* _EXERCISE PROMPT_
Each entry below is to be given again word for word, with no pictures.

* _DATA EXTRACT_
○ ○ ○ ○ ○ ○ ○
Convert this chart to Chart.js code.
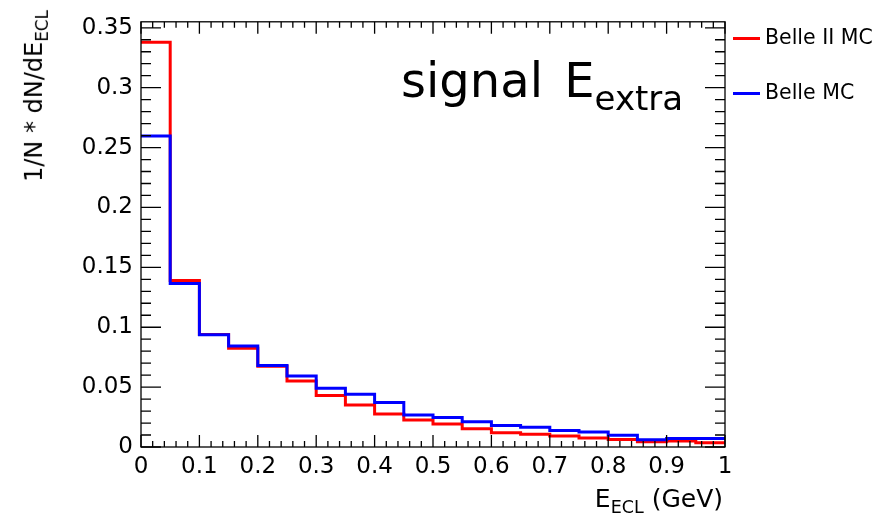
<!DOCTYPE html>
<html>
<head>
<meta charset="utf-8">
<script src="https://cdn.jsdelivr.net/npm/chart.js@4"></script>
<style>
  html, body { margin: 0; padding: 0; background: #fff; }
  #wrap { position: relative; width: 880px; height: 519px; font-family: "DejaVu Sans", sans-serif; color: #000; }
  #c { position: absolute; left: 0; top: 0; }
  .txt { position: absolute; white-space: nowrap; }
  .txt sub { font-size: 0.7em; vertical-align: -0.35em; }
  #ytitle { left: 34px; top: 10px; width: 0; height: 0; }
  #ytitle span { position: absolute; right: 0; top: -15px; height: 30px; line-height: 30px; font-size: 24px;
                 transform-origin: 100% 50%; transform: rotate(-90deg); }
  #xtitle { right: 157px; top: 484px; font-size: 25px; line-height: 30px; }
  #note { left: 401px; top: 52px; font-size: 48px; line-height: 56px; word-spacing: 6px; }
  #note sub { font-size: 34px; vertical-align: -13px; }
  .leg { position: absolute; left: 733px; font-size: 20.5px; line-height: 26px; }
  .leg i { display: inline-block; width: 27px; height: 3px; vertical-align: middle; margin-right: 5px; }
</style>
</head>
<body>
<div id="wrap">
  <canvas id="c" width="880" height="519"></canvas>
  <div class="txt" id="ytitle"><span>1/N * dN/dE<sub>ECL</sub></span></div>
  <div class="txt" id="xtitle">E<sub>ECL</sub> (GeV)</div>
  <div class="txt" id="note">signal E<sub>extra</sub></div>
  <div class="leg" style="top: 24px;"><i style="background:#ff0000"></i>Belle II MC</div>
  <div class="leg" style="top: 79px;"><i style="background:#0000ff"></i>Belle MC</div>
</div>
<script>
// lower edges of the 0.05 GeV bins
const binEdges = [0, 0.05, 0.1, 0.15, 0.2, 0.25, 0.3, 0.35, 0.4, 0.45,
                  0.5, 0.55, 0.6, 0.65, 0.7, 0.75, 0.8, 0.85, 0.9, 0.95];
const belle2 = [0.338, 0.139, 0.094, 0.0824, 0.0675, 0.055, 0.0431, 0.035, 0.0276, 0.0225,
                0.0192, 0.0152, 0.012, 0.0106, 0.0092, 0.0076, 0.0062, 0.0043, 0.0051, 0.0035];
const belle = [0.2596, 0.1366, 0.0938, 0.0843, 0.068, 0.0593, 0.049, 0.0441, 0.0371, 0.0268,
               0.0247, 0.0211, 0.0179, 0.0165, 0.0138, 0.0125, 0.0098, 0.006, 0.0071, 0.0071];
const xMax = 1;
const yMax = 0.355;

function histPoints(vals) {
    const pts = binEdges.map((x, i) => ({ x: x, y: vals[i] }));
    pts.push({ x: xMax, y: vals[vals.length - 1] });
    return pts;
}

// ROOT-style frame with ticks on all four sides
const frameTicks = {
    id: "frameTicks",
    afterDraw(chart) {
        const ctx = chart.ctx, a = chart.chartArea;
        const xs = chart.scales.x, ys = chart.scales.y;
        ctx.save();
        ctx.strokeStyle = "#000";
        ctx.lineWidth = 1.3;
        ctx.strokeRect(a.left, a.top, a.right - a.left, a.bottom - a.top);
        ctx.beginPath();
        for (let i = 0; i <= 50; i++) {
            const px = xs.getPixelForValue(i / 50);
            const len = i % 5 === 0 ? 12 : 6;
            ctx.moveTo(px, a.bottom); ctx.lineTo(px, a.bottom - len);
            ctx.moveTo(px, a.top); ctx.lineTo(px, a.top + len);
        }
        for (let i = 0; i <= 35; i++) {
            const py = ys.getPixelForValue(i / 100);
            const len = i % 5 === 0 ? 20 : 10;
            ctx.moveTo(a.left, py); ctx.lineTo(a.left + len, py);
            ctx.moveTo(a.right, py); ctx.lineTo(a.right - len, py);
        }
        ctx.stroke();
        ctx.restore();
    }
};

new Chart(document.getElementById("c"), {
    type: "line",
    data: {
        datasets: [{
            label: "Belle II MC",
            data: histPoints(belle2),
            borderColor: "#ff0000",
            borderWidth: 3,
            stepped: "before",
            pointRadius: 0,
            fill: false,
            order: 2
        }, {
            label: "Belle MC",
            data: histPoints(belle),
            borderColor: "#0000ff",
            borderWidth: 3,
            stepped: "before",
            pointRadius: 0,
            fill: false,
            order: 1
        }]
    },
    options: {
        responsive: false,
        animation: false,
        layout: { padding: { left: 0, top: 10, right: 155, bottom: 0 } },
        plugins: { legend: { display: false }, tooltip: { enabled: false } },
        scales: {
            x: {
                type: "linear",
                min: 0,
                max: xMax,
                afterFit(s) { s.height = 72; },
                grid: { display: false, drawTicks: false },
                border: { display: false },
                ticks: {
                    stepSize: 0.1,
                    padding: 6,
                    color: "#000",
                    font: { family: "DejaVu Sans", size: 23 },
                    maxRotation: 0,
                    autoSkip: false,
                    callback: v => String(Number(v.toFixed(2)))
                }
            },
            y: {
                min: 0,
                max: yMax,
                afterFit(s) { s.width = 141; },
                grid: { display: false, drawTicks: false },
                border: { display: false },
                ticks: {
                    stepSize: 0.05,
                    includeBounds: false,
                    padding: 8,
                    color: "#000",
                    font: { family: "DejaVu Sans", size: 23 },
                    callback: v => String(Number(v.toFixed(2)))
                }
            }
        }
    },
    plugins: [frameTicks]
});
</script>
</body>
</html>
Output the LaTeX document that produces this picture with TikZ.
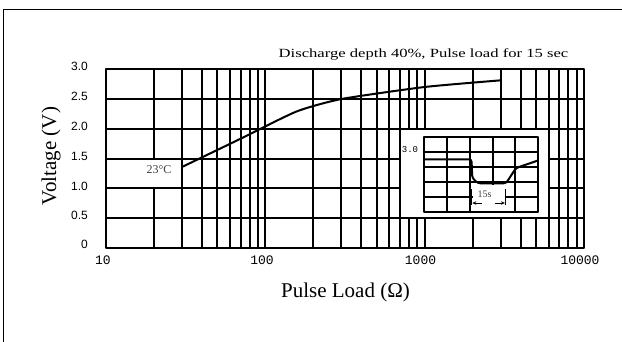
○ ○ ○ ○ ○ ○ ○
* _RESULT OF THIS EXERCISE_
Convert this chart to Chart.js code.
<!DOCTYPE html>
<html>
<head>
<meta charset="utf-8">
<script src="https://cdn.jsdelivr.net/npm/chart.js@4"></script>
<style>
  html, body { margin: 0; padding: 0; background: #fff; }
  #wrap { position: relative; width: 880px; height: 519px; font-family: "DejaVu Sans", sans-serif; color: #000; }
  #c { position: absolute; left: 0; top: 0; }
  .txt { position: absolute; white-space: nowrap; }
  .txt sub { font-size: 0.7em; vertical-align: -0.35em; }
  #ytitle { left: 34px; top: 10px; width: 0; height: 0; }
  #ytitle span { position: absolute; right: 0; top: -15px; height: 30px; line-height: 30px; font-size: 24px;
                 transform-origin: 100% 50%; transform: rotate(-90deg); }
  #xtitle { right: 157px; top: 484px; font-size: 25px; line-height: 30px; }
  #note { left: 401px; top: 52px; font-size: 48px; line-height: 56px; word-spacing: 6px; }
  #note sub { font-size: 34px; vertical-align: -13px; }
  .leg { position: absolute; left: 733px; font-size: 20.5px; line-height: 26px; }
  .leg i { display: inline-block; width: 27px; height: 3px; vertical-align: middle; margin-right: 5px; }
</style>
</head>
<body>
<div id="wrap">
  <canvas id="c" width="880" height="519"></canvas>
  <div class="txt" id="ytitle"><span>1/N * dN/dE<sub>ECL</sub></span></div>
  <div class="txt" id="xtitle">E<sub>ECL</sub> (GeV)</div>
  <div class="txt" id="note">signal E<sub>extra</sub></div>
  <div class="leg" style="top: 24px;"><i style="background:#ff0000"></i>Belle II MC</div>
  <div class="leg" style="top: 79px;"><i style="background:#0000ff"></i>Belle MC</div>
</div>
<script>
// lower edges of the 0.05 GeV bins
const binEdges = [0, 0.05, 0.1, 0.15, 0.2, 0.25, 0.3, 0.35, 0.4, 0.45,
                  0.5, 0.55, 0.6, 0.65, 0.7, 0.75, 0.8, 0.85, 0.9, 0.95];
const belle2 = [0.338, 0.139, 0.094, 0.0824, 0.0675, 0.055, 0.0431, 0.035, 0.0276, 0.0225,
                0.0192, 0.0152, 0.012, 0.0106, 0.0092, 0.0076, 0.0062, 0.0043, 0.0051, 0.0035];
const belle = [0.2596, 0.1366, 0.0938, 0.0843, 0.068, 0.0593, 0.049, 0.0441, 0.0371, 0.0268,
               0.0247, 0.0211, 0.0179, 0.0165, 0.0138, 0.0125, 0.0098, 0.006, 0.0071, 0.0071];
const xMax = 1;
const yMax = 0.355;

function histPoints(vals) {
    const pts = binEdges.map((x, i) => ({ x: x, y: vals[i] }));
    pts.push({ x: xMax, y: vals[vals.length - 1] });
    return pts;
}

// ROOT-style frame with ticks on all four sides
const frameTicks = {
    id: "frameTicks",
    afterDraw(chart) {
        const ctx = chart.ctx, a = chart.chartArea;
        const xs = chart.scales.x, ys = chart.scales.y;
        ctx.save();
        ctx.strokeStyle = "#000";
        ctx.lineWidth = 1.3;
        ctx.strokeRect(a.left, a.top, a.right - a.left, a.bottom - a.top);
        ctx.beginPath();
        for (let i = 0; i <= 50; i++) {
            const px = xs.getPixelForValue(i / 50);
            const len = i % 5 === 0 ? 12 : 6;
            ctx.moveTo(px, a.bottom); ctx.lineTo(px, a.bottom - len);
            ctx.moveTo(px, a.top); ctx.lineTo(px, a.top + len);
        }
        for (let i = 0; i <= 35; i++) {
            const py = ys.getPixelForValue(i / 100);
            const len = i % 5 === 0 ? 20 : 10;
            ctx.moveTo(a.left, py); ctx.lineTo(a.left + len, py);
            ctx.moveTo(a.right, py); ctx.lineTo(a.right - len, py);
        }
        ctx.stroke();
        ctx.restore();
    }
};

new Chart(document.getElementById("c"), {
    type: "line",
    data: {
        datasets: [{
            label: "Belle II MC",
            data: histPoints(belle2),
            borderColor: "#ff0000",
            borderWidth: 3,
            stepped: "before",
            pointRadius: 0,
            fill: false,
            order: 2
        }, {
            label: "Belle MC",
            data: histPoints(belle),
            borderColor: "#0000ff",
            borderWidth: 3,
            stepped: "before",
            pointRadius: 0,
            fill: false,
            order: 1
        }]
    },
    options: {
        responsive: false,
        animation: false,
        layout: { padding: { left: 0, top: 10, right: 155, bottom: 0 } },
        plugins: { legend: { display: false }, tooltip: { enabled: false } },
        scales: {
            x: {
                type: "linear",
                min: 0,
                max: xMax,
                afterFit(s) { s.height = 72; },
                grid: { display: false, drawTicks: false },
                border: { display: false },
                ticks: {
                    stepSize: 0.1,
                    padding: 6,
                    color: "#000",
                    font: { family: "DejaVu Sans", size: 23 },
                    maxRotation: 0,
                    autoSkip: false,
                    callback: v => String(Number(v.toFixed(2)))
                }
            },
            y: {
                min: 0,
                max: yMax,
                afterFit(s) { s.width = 141; },
                grid: { display: false, drawTicks: false },
                border: { display: false },
                ticks: {
                    stepSize: 0.05,
                    includeBounds: false,
                    padding: 8,
                    color: "#000",
                    font: { family: "DejaVu Sans", size: 23 },
                    callback: v => String(Number(v.toFixed(2)))
                }
            }
        }
    },
    plugins: [frameTicks]
});
</script>
</body>
</html>
Output the LaTeX document that produces this picture with TikZ.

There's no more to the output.